> [What the task asks]: Transcribe all of the material exactly.

> [Source material]:
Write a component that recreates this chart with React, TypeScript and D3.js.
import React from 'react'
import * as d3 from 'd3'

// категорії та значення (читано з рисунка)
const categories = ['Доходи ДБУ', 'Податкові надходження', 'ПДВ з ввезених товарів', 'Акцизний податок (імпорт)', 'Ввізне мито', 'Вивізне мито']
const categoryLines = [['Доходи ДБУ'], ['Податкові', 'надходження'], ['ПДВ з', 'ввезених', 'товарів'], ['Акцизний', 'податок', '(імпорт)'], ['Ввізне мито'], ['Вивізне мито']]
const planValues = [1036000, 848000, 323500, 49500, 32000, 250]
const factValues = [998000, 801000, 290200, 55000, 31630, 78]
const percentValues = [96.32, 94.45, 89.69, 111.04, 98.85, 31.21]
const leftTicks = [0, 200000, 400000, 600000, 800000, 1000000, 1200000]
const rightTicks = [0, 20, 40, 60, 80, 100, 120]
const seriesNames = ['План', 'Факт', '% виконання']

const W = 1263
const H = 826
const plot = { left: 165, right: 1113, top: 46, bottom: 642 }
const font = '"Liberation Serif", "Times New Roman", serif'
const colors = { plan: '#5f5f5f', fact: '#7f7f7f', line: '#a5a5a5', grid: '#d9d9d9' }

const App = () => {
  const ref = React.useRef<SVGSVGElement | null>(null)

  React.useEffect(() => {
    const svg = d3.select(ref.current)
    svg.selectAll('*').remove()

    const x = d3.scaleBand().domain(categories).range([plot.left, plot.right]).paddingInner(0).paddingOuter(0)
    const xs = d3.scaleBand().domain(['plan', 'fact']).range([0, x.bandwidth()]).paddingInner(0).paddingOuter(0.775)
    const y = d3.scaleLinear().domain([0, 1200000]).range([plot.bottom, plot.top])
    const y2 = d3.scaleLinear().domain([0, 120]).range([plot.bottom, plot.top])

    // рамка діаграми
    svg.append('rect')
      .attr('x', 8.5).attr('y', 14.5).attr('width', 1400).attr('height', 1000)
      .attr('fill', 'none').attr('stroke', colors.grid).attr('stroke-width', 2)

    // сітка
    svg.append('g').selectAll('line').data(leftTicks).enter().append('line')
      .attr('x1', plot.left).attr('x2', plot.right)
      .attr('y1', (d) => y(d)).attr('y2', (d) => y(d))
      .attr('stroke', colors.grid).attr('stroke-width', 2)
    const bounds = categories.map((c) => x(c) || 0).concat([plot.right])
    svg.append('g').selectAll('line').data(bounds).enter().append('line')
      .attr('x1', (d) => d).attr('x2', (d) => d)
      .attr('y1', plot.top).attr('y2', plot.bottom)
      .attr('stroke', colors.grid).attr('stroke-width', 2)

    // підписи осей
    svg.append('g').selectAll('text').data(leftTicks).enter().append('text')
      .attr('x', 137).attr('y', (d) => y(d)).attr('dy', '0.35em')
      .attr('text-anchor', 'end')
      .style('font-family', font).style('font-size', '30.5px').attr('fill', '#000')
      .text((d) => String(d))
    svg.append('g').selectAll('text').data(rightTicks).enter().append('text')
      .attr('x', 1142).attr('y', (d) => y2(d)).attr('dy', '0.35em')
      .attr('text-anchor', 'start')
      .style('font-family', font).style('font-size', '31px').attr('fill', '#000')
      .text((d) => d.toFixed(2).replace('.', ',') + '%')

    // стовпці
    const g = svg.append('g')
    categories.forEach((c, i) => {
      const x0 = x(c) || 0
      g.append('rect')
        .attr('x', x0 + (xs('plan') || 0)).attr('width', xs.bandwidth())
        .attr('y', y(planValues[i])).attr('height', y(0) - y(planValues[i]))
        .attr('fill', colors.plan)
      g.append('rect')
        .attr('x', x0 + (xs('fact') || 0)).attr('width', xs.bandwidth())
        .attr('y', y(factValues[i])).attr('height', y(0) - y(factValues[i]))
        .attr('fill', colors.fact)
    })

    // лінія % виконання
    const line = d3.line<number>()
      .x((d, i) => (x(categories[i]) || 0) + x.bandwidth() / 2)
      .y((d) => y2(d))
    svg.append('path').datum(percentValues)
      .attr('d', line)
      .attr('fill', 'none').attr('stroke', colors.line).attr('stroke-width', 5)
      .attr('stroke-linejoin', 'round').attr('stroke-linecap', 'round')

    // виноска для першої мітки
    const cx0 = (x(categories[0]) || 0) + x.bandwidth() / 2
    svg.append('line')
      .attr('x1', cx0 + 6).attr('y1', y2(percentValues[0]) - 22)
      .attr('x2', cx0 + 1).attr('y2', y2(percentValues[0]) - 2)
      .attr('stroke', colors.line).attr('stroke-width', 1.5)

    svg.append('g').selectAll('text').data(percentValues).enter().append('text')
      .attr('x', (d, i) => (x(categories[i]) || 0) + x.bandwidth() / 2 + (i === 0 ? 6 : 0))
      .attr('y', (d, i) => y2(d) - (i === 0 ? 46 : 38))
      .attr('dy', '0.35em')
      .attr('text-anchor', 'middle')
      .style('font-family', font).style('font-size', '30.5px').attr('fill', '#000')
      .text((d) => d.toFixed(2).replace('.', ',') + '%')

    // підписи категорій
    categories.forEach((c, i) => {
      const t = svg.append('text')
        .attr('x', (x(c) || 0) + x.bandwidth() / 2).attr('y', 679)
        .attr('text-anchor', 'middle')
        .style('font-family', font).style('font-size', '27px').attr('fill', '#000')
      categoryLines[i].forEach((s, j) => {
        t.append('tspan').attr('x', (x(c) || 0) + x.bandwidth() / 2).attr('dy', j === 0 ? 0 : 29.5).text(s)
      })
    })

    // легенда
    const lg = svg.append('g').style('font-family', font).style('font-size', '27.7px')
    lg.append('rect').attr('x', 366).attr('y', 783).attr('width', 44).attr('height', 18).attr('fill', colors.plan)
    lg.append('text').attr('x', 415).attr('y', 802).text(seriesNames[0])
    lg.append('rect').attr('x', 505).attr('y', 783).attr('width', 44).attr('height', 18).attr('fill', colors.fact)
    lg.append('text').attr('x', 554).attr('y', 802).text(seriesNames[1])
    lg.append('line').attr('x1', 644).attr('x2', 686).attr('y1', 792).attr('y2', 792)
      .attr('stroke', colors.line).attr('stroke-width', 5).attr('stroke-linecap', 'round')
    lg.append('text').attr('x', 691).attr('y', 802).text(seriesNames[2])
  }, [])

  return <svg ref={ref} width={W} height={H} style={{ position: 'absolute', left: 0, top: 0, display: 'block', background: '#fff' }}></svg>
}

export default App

> [Exercise response]:
Write a component that recreates this chart with React, TypeScript and D3.js.
import React from 'react'
import * as d3 from 'd3'

// категорії та значення (читано з рисунка)
const categories = ['Доходи ДБУ', 'Податкові надходження', 'ПДВ з ввезених товарів', 'Акцизний податок (імпорт)', 'Ввізне мито', 'Вивізне мито']
const categoryLines = [['Доходи ДБУ'], ['Податкові', 'надходження'], ['ПДВ з', 'ввезених', 'товарів'], ['Акцизний', 'податок', '(імпорт)'], ['Ввізне мито'], ['Вивізне мито']]
const planValues = [1036000, 848000, 323500, 49500, 32000, 250]
const factValues = [998000, 801000, 290200, 55000, 31630, 78]
const percentValues = [96.32, 94.45, 89.69, 111.04, 98.85, 31.21]
const leftTicks = [0, 200000, 400000, 600000, 800000, 1000000, 1200000]
const rightTicks = [0, 20, 40, 60, 80, 100, 120]
const seriesNames = ['План', 'Факт', '% виконання']

const W = 1263
const H = 826
const plot = { left: 165, right: 1113, top: 46, bottom: 642 }
const font = '"Liberation Serif", "Times New Roman", serif'
const colors = { plan: '#5f5f5f', fact: '#7f7f7f', line: '#a5a5a5', grid: '#d9d9d9' }

const App = () => {
  const ref = React.useRef<SVGSVGElement | null>(null)

  React.useEffect(() => {
    const svg = d3.select(ref.current)
    svg.selectAll('*').remove()

    const x = d3.scaleBand().domain(categories).range([plot.left, plot.right]).paddingInner(0).paddingOuter(0)
    const xs = d3.scaleBand().domain(['plan', 'fact']).range([0, x.bandwidth()]).paddingInner(0).paddingOuter(0.775)
    const y = d3.scaleLinear().domain([0, 1200000]).range([plot.bottom, plot.top])
    const y2 = d3.scaleLinear().domain([0, 120]).range([plot.bottom, plot.top])

    // рамка діаграми
    svg.append('rect')
      .attr('x', 8.5).attr('y', 14.5).attr('width', 1400).attr('height', 1000)
      .attr('fill', 'none').attr('stroke', colors.grid).attr('stroke-width', 2)

    // сітка
    svg.append('g').selectAll('line').data(leftTicks).enter().append('line')
      .attr('x1', plot.left).attr('x2', plot.right)
      .attr('y1', (d) => y(d)).attr('y2', (d) => y(d))
      .attr('stroke', colors.grid).attr('stroke-width', 2)
    const bounds = categories.map((c) => x(c) || 0).concat([plot.right])
    svg.append('g').selectAll('line').data(bounds).enter().append('line')
      .attr('x1', (d) => d).attr('x2', (d) => d)
      .attr('y1', plot.top).attr('y2', plot.bottom)
      .attr('stroke', colors.grid).attr('stroke-width', 2)

    // підписи осей
    svg.append('g').selectAll('text').data(leftTicks).enter().append('text')
      .attr('x', 137).attr('y', (d) => y(d)).attr('dy', '0.35em')
      .attr('text-anchor', 'end')
      .style('font-family', font).style('font-size', '30.5px').attr('fill', '#000')
      .text((d) => String(d))
    svg.append('g').selectAll('text').data(rightTicks).enter().append('text')
      .attr('x', 1142).attr('y', (d) => y2(d)).attr('dy', '0.35em')
      .attr('text-anchor', 'start')
      .style('font-family', font).style('font-size', '31px').attr('fill', '#000')
      .text((d) => d.toFixed(2).replace('.', ',') + '%')

    // стовпці
    const g = svg.append('g')
    categories.forEach((c, i) => {
      const x0 = x(c) || 0
      g.append('rect')
        .attr('x', x0 + (xs('plan') || 0)).attr('width', xs.bandwidth())
        .attr('y', y(planValues[i])).attr('height', y(0) - y(planValues[i]))
        .attr('fill', colors.plan)
      g.append('rect')
        .attr('x', x0 + (xs('fact') || 0)).attr('width', xs.bandwidth())
        .attr('y', y(factValues[i])).attr('height', y(0) - y(factValues[i]))
        .attr('fill', colors.fact)
    })

    // лінія % виконання
    const line = d3.line<number>()
      .x((d, i) => (x(categories[i]) || 0) + x.bandwidth() / 2)
      .y((d) => y2(d))
    svg.append('path').datum(percentValues)
      .attr('d', line)
      .attr('fill', 'none').attr('stroke', colors.line).attr('stroke-width', 5)
      .attr('stroke-linejoin', 'round').attr('stroke-linecap', 'round')

    // виноска для першої мітки
    const cx0 = (x(categories[0]) || 0) + x.bandwidth() / 2
    svg.append('line')
      .attr('x1', cx0 + 6).attr('y1', y2(percentValues[0]) - 22)
      .attr('x2', cx0 + 1).attr('y2', y2(percentValues[0]) - 2)
      .attr('stroke', colors.line).attr('stroke-width', 1.5)

    svg.append('g').selectAll('text').data(percentValues).enter().append('text')
      .attr('x', (d, i) => (x(categories[i]) || 0) + x.bandwidth() / 2 + (i === 0 ? 6 : 0))
      .attr('y', (d, i) => y2(d) - (i === 0 ? 46 : 38))
      .attr('dy', '0.35em')
      .attr('text-anchor', 'middle')
      .style('font-family', font).style('font-size', '30.5px').attr('fill', '#000')
      .text((d) => d.toFixed(2).replace('.', ',') + '%')

    // підписи категорій
    categories.forEach((c, i) => {
      const t = svg.append('text')
        .attr('x', (x(c) || 0) + x.bandwidth() / 2).attr('y', 679)
        .attr('text-anchor', 'middle')
        .style('font-family', font).style('font-size', '27px').attr('fill', '#000')
      categoryLines[i].forEach((s, j) => {
        t.append('tspan').attr('x', (x(c) || 0) + x.bandwidth() / 2).attr('dy', j === 0 ? 0 : 29.5).text(s)
      })
    })

    // легенда
    const lg = svg.append('g').style('font-family', font).style('font-size', '27.7px')
    lg.append('rect').attr('x', 366).attr('y', 783).attr('width', 44).attr('height', 18).attr('fill', colors.plan)
    lg.append('text').attr('x', 415).attr('y', 802).text(seriesNames[0])
    lg.append('rect').attr('x', 505).attr('y', 783).attr('width', 44).attr('height', 18).attr('fill', colors.fact)
    lg.append('text').attr('x', 554).attr('y', 802).text(seriesNames[1])
    lg.append('line').attr('x1', 644).attr('x2', 686).attr('y1', 792).attr('y2', 792)
      .attr('stroke', colors.line).attr('stroke-width', 5).attr('stroke-linecap', 'round')
    lg.append('text').attr('x', 691).attr('y', 802).text(seriesNames[2])
  }, [])

  return <svg ref={ref} width={W} height={H} style={{ position: 'absolute', left: 0, top: 0, display: 'block', background: '#fff' }}></svg>
}

export default App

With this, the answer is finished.